Не прибавило возвышенных чувств к боям на ринге и более близкое знакомство с боксом и боксерами. В летнем спортлагере МГУ мой друг-однокашник Эдгар Чепоров уговорил меня однажды надеть боксерские перчатки: ему, без пяти минут перворазряднику, не хватало на тренировках спарринг-партнеров.
— Да ты не бойся, — уговаривал меня Эдик. — Бей меня смело, а я буду лишь защищаться.
Я и бил-колотил минуту-другую. И вдруг, как мне почудилось, воспарил к небесам. А очнулся почему-то на земле. В голове гудело.
— Что ж ты, Эдик? Ведь обещал!
— Да как-то само собой вышло. Ты меня зацепил…
А тут и меня «зацепило». Желаю написать о Попенченко — и всё тут. Я только-только пришел в спортивную журналистику. Хотелось заявить о себе. Выдать ударную публикацию. А герой недавней Олимпиады в Токио представлялся отличной целью. В Токио Валерий Попенченко не только стал олимпийским чемпионом во втором среднем весе, он удостоился самой почетной для боксера-любителя награды — Кубка Вэла Баркера, который присуждался самым техничным бойцам ринга. Такой же наградой на предыдущих Играх в Риме был отмечен американец Кассиус Клей, ставший позднее всемирно знаменитым под именем Мохаммеда Али.
Узнал каким-то образом домашний телефон Попенченко. Позвонил. Сперва получил вежливый отказ. Потом еще и еще. Наконец долгожданное:
— Что с вами поделаешь, приезжайте. Жду.
Открыл мне дверь человек с румяным лицом большого младенца. Широкая улыбка, припухлые щечки. Детская доверчивость во взгляде. Да и в голосе слышалась легкая картавость.
Первым вопрос задаю не я, а хозяин — прямо на пороге:
— В шахматы играешь?
Как развивалась и чем завершилась та шахматная партия — не помню. Боюсь, что и здесь ход борьбы диктовал хозяин. За игрой особо не разговоришься, но я всё же пытался задавать какие-то вопросы. Увы, мимо цели.
— Да брось ты! Забудь про работу. Давай лучше выпьем.
От такого предложения невозможно было отказаться. Тут же появились на столике два бокала и бутылка популярного болгарского коньяка «Плиска».
— Завязал я с боксом, понимаешь? — пояснил Валерий.
Расставались тепло, почти дружески.
— Заходи в любой момент, когда я дома, — предложил Валерий.
Предложение было принято.
Встречи наши продолжались, можно сказать, на регулярной основе. Играли в шахматы. Разговаривали. Как-то раз, задержавшись чуть дольше обычного, на пороге холостяцкой квартиры боксера едва не столкнулся с красавицей Людой из «Спутника» (существовало такое комсомольско-молодежное турбюро), по которой «сохли» многие мужики-«комсомольцы». Да, подумалось, этот парень, видно, не промах не только на ринге.

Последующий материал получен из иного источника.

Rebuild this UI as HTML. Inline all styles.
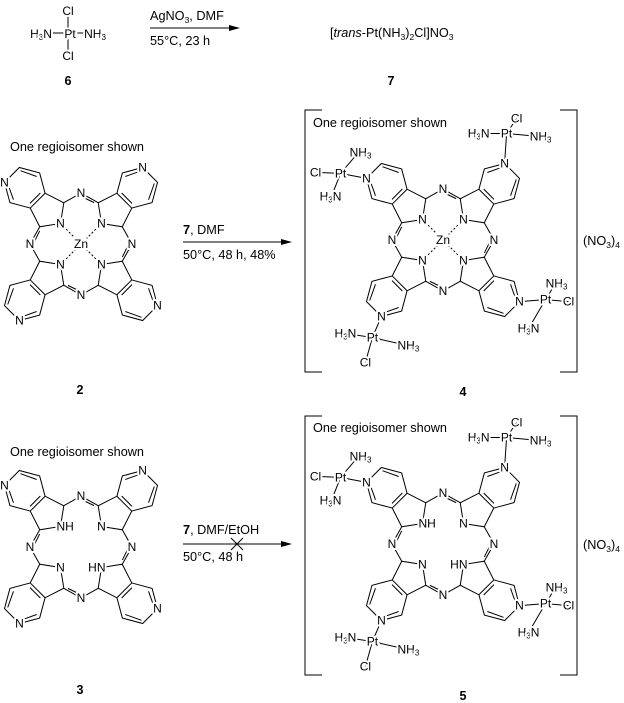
<!DOCTYPE html>
<html><head><meta charset="utf-8"><style>
html,body{margin:0;padding:0;background:#fff}
svg{display:block}
text{font-family:"Liberation Sans",Arial,sans-serif;fill:#000}
.a{font-size:12px;text-anchor:middle;dominant-baseline:central;stroke:#fff;stroke-width:4;paint-order:stroke;stroke-linejoin:round}
.t{font-size:12.7px}
.b{font-size:12.5px;font-weight:bold;text-anchor:middle}
</style></head><body>
<svg width="624" height="703" viewBox="0 0 624 703" xmlns="http://www.w3.org/2000/svg">
<defs>
<g id="q" fill="none" stroke="#000" stroke-width="1">
<path d="M29,0 L41.34,17 L61.3,10.5 L61.3,-10.5 L41.34,-17 Z M41.34,17 L36.06,36.06 M41.34,-17 L36.06,-36.06 M61.3,10.5 L79.5,21 L97.7,10.5 L97.7,-10.5 L79.5,-21 L61.3,-10.5"/>
<path d="M79.1,16.4 L94.6,9.05 M94.6,-9.05 L79.1,-16.4 M64.8,7.3 L64.8,-7.3 M38.5,-20 L34,-33"/>
</g>
<g id="zn" fill="none" stroke="#000" stroke-width="1" stroke-dasharray="2,2"><path d="M29,0 L8,0"/></g>
<g id="pc">
<use href="#q" transform="rotate(-135)"/><use href="#q" transform="rotate(-45)"/><use href="#q" transform="rotate(45)"/><use href="#q" transform="rotate(135)"/>
</g>
<g id="znb">
<use href="#zn" transform="rotate(-135)"/><use href="#zn" transform="rotate(-45)"/><use href="#zn" transform="rotate(45)"/><use href="#zn" transform="rotate(135)"/>
</g>
<g id="ptb" fill="none" stroke="#000" stroke-width="1">
<path d="M-76.5,-61.6 L-102.5,-66.6 L-127.5,-67.6 M-102.5,-66.6 L-84.5,-87.6 M-102.5,-66.6 L-111.5,-43.6"/>
<path d="M61.6,-76.5 L63.6,-106.5 L73.6,-121.5 M63.6,-106.5 L35.6,-106.5 M63.6,-106.5 L96.6,-103.5"/>
<path d="M76.5,61.6 L102.5,59.6 L125.5,61.6 M102.5,59.6 L112.5,43.6 M102.5,59.6 L85.5,88.6"/>
<path d="M-61.6,76.5 L-70.6,97.5 L-97.6,93.5 M-70.6,97.5 L-35.6,105.5 M-70.6,97.5 L-77.6,122.5"/>
</g>
</defs>

<!-- Row 1 -->
<path d="M68,14 L68,55 M40,33 L100,33" stroke="#000"/>
<text class="a" x="68" y="11">Cl</text>
<text class="a" x="68" y="56">Cl</text>
<text class="a" x="70" y="34">Pt</text>
<text class="a" x="41" y="34">H<tspan font-size="8" dy="3">3</tspan><tspan dy="-3">N</tspan></text>
<text class="a" x="95" y="34">NH<tspan font-size="8" dy="3">3</tspan></text>
<text class="b" x="68" y="85">6</text>
<path d="M150,28 L232,28" stroke="#000"/><path d="M240,28 L229,25 L229,31 Z" fill="#000"/>
<text class="t" x="150" y="20">AgNO<tspan font-size="8.5" dy="3">3</tspan><tspan dy="-3">, DMF</tspan></text>
<text class="t" x="150" y="45">55°C, 23 h</text>
<text class="t" x="330" y="37">[<tspan font-style="italic">trans</tspan>-Pt(NH<tspan font-size="8.5" dy="3">3</tspan><tspan dy="-3">)</tspan><tspan font-size="8.5" dy="3">2</tspan><tspan dy="-3">Cl]NO</tspan><tspan font-size="8.5" dy="3">3</tspan></text>
<text class="b" x="391" y="85">7</text>

<!-- Compound 2 -->
<text class="t" x="10" y="151">One regioisomer shown</text>
<g transform="translate(81,244)">
<use href="#pc"/><use href="#znb"/>
<text class="a" x="0" y="0">Zn</text>
<text class="a" x="-20.5" y="-20.5">N</text><text class="a" x="20.5" y="-20.5">N</text>
<text class="a" x="-20.5" y="20.5">N</text><text class="a" x="20.5" y="20.5">N</text>
<text class="a" x="0" y="-51">N</text><text class="a" x="51" y="0">N</text>
<text class="a" x="0" y="51">N</text><text class="a" x="-51" y="0">N</text>
<text class="a" x="-76.5" y="-61.6">N</text><text class="a" x="61.6" y="-76.5">N</text>
<text class="a" x="76.5" y="61.6">N</text><text class="a" x="-61.6" y="76.5">N</text>
</g>
<text class="b" x="80" y="394">2</text>
<path d="M183,242 L284,242" stroke="#000"/><path d="M292,242 L281,239 L281,245 Z" fill="#000"/>
<text class="t" x="183" y="234"><tspan font-weight="bold">7</tspan>, DMF</text>
<text class="t" x="183" y="259">50°C, 48 h, 48%</text>

<!-- Compound 4 -->
<path d="M322,110 L305,110 L305,372 L322,372 M560,110 L577,110 L577,372 L560,372" fill="none" stroke="#000"/>
<text class="t" x="313" y="127">One regioisomer shown</text>
<g transform="translate(443,240)">
<use href="#pc"/><use href="#znb"/><use href="#ptb"/>
<text class="a" x="0" y="0">Zn</text>
<text class="a" x="-20.5" y="-20.5">N</text><text class="a" x="20.5" y="-20.5">N</text>
<text class="a" x="-20.5" y="20.5">N</text><text class="a" x="20.5" y="20.5">N</text>
<text class="a" x="0" y="-51">N</text><text class="a" x="51" y="0">N</text>
<text class="a" x="0" y="51">N</text><text class="a" x="-51" y="0">N</text>
<text class="a" x="-76.5" y="-61.6">N</text><text class="a" x="61.6" y="-76.5">N</text>
<text class="a" x="76.5" y="61.6">N</text><text class="a" x="-61.6" y="76.5">N</text>
<text class="a" x="-102.5" y="-66.6">Pt</text><text class="a" x="-127.5" y="-67.6">Cl</text>
<text class="a" x="-82.5" y="-87.6">NH<tspan font-size="8" dy="3">3</tspan></text>
<text class="a" x="-112.5" y="-43.6">H<tspan font-size="8" dy="3">3</tspan><tspan dy="-3">N</tspan></text>
<text class="a" x="63.6" y="-106.5">Pt</text><text class="a" x="73.6" y="-121.5">Cl</text>
<text class="a" x="35.6" y="-106.5">H<tspan font-size="8" dy="3">3</tspan><tspan dy="-3">N</tspan></text>
<text class="a" x="97.6" y="-103.5">NH<tspan font-size="8" dy="3">3</tspan></text>
<text class="a" x="102.5" y="59.6">Pt</text><text class="a" x="125.5" y="61.6">Cl</text>
<text class="a" x="113.5" y="43.6">NH<tspan font-size="8" dy="3">3</tspan></text>
<text class="a" x="85.5" y="88.6">H<tspan font-size="8" dy="3">3</tspan><tspan dy="-3">N</tspan></text>
<text class="a" x="-70.6" y="97.5">Pt</text><text class="a" x="-77.6" y="122.5">Cl</text>
<text class="a" x="-97.6" y="93.5">H<tspan font-size="8" dy="3">3</tspan><tspan dy="-3">N</tspan></text>
<text class="a" x="-34.6" y="105.5">NH<tspan font-size="8" dy="3">3</tspan></text>
</g>
<text class="t" x="583" y="245">(NO<tspan font-size="8.5" dy="3">3</tspan><tspan dy="-3">)</tspan><tspan font-size="8.5" dy="3">4</tspan></text>
<text class="b" x="463" y="396">4</text>

<!-- Compound 3 -->
<text class="t" x="10" y="456">One regioisomer shown</text>
<g transform="translate(81,547)">
<use href="#pc"/>
<text class="a" x="-20.5" y="-20.5" style="text-anchor:start" dx="-4">NH</text><text class="a" x="20.5" y="-20.5">N</text>
<text class="a" x="-20.5" y="20.5">N</text><text class="a" x="20.5" y="20.5" style="text-anchor:end" dx="4">HN</text>
<text class="a" x="0" y="-51">N</text><text class="a" x="51" y="0">N</text>
<text class="a" x="0" y="51">N</text><text class="a" x="-51" y="0">N</text>
<text class="a" x="-76.5" y="-61.6">N</text><text class="a" x="61.6" y="-76.5">N</text>
<text class="a" x="76.5" y="61.6">N</text><text class="a" x="-61.6" y="76.5">N</text>
</g>
<text class="b" x="80" y="694">3</text>
<path d="M183,544 L284,544" stroke="#000"/><path d="M292,544 L281,541 L281,547 Z" fill="#000"/>
<path d="M231,538 L243,550 M243,538 L231,550" stroke="#000"/>
<text class="t" x="183" y="534"><tspan font-weight="bold">7</tspan>, DMF/EtOH</text>
<text class="t" x="183" y="561">50°C, 48 h</text>

<!-- Compound 5 -->
<path d="M322,416 L305,416 L305,675 L322,675 M560,416 L577,416 L577,675 L560,675" fill="none" stroke="#000"/>
<text class="t" x="313" y="432">One regioisomer shown</text>
<g transform="translate(443,544)">
<use href="#pc"/><use href="#ptb"/>
<text class="a" x="-20.5" y="-20.5" style="text-anchor:start" dx="-4">NH</text><text class="a" x="20.5" y="-20.5">N</text>
<text class="a" x="-20.5" y="20.5">N</text><text class="a" x="20.5" y="20.5" style="text-anchor:end" dx="4">HN</text>
<text class="a" x="0" y="-51">N</text><text class="a" x="51" y="0">N</text>
<text class="a" x="0" y="51">N</text><text class="a" x="-51" y="0">N</text>
<text class="a" x="-76.5" y="-61.6">N</text><text class="a" x="61.6" y="-76.5">N</text>
<text class="a" x="76.5" y="61.6">N</text><text class="a" x="-61.6" y="76.5">N</text>
<text class="a" x="-102.5" y="-66.6">Pt</text><text class="a" x="-127.5" y="-67.6">Cl</text>
<text class="a" x="-82.5" y="-87.6">NH<tspan font-size="8" dy="3">3</tspan></text>
<text class="a" x="-112.5" y="-43.6">H<tspan font-size="8" dy="3">3</tspan><tspan dy="-3">N</tspan></text>
<text class="a" x="63.6" y="-106.5">Pt</text><text class="a" x="73.6" y="-121.5">Cl</text>
<text class="a" x="35.6" y="-106.5">H<tspan font-size="8" dy="3">3</tspan><tspan dy="-3">N</tspan></text>
<text class="a" x="97.6" y="-103.5">NH<tspan font-size="8" dy="3">3</tspan></text>
<text class="a" x="102.5" y="59.6">Pt</text><text class="a" x="125.5" y="61.6">Cl</text>
<text class="a" x="113.5" y="43.6">NH<tspan font-size="8" dy="3">3</tspan></text>
<text class="a" x="85.5" y="88.6">H<tspan font-size="8" dy="3">3</tspan><tspan dy="-3">N</tspan></text>
<text class="a" x="-70.6" y="97.5">Pt</text><text class="a" x="-77.6" y="122.5">Cl</text>
<text class="a" x="-97.6" y="93.5">H<tspan font-size="8" dy="3">3</tspan><tspan dy="-3">N</tspan></text>
<text class="a" x="-34.6" y="105.5">NH<tspan font-size="8" dy="3">3</tspan></text>
</g>
<text class="t" x="583" y="549">(NO<tspan font-size="8.5" dy="3">3</tspan><tspan dy="-3">)</tspan><tspan font-size="8.5" dy="3">4</tspan></text>
<text class="b" x="463" y="700">5</text>
</svg>
</body></html>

Разумеется, я не оставил своего намерения написать о Попенченко. Время от времени подбрасывал ему вопросы о детстве, юности, начале спортивной карьеры. И этот очерк я всё-таки написал; он был опубликован и даже вошел в сборник лучших публикаций, изданный к полувековому юбилею «Комсомольской правды». Но гордости по этому поводу, право, не испытываю. Шедевра, увы, не получилось, а вышло что-то наподобие сладкого киселя.
Потом была совместная поездка на Всемирный фестиваль молодежи и студентов в Софию (1968 год), о которой в двух словах чуть позже. А пока о той кошке, что вдруг пробежала меж нами. Роль этой кошки блистательно сыграл мой тогдашний непосредственный начальник, симпатичный мне в целом человек, ровесник мой и однокашник по факультету журналистики МГУ Валентин Ляшенко, занимавший некоторое время пост редактора отдела спорта. Вот что произошло.
В издательстве «Молодая гвардия» в том же 1968 году вышла книга Валерия Попенченко «И вечно бой…» Годом позже книга попала в руки Валентину, была им прочитана. И, полагаю, понравилась ему. Если бы не понравилась, ничего подобного, наверное, не произошло. А тут у Валентина зачесались руки, и он творчески переработал куски авторского текста, перелопатив их в... интервью с Валерием Попенченко.
Ничего необычного и зазорного для нравов, царивших в советской журналистике, в этих действиях не было. Многие публикации, интервью готовились к печати подобным образом. Журналист создавал предварительный текст — это называлось «рыбой». А затем его согласовывали с потенциальным автором или собеседником, внося в текст поправки или обходясь без них. И «рыба» плыла дальше — попадала в набор, а затем и на газетную полосу.
Валентин, довольный, видимо, творением своим, смело, не дожидаясь согласования текста с героем, заслал беседу в набор, а мне поручил уладить вопрос с Попенченко. Пытаюсь связаться с Валерием — телефон не отвечает. Обзваниваю всех, кто мог бы знать, где его найти. Никто ничего не может сказать. Где Валерий? Пропал Валерий.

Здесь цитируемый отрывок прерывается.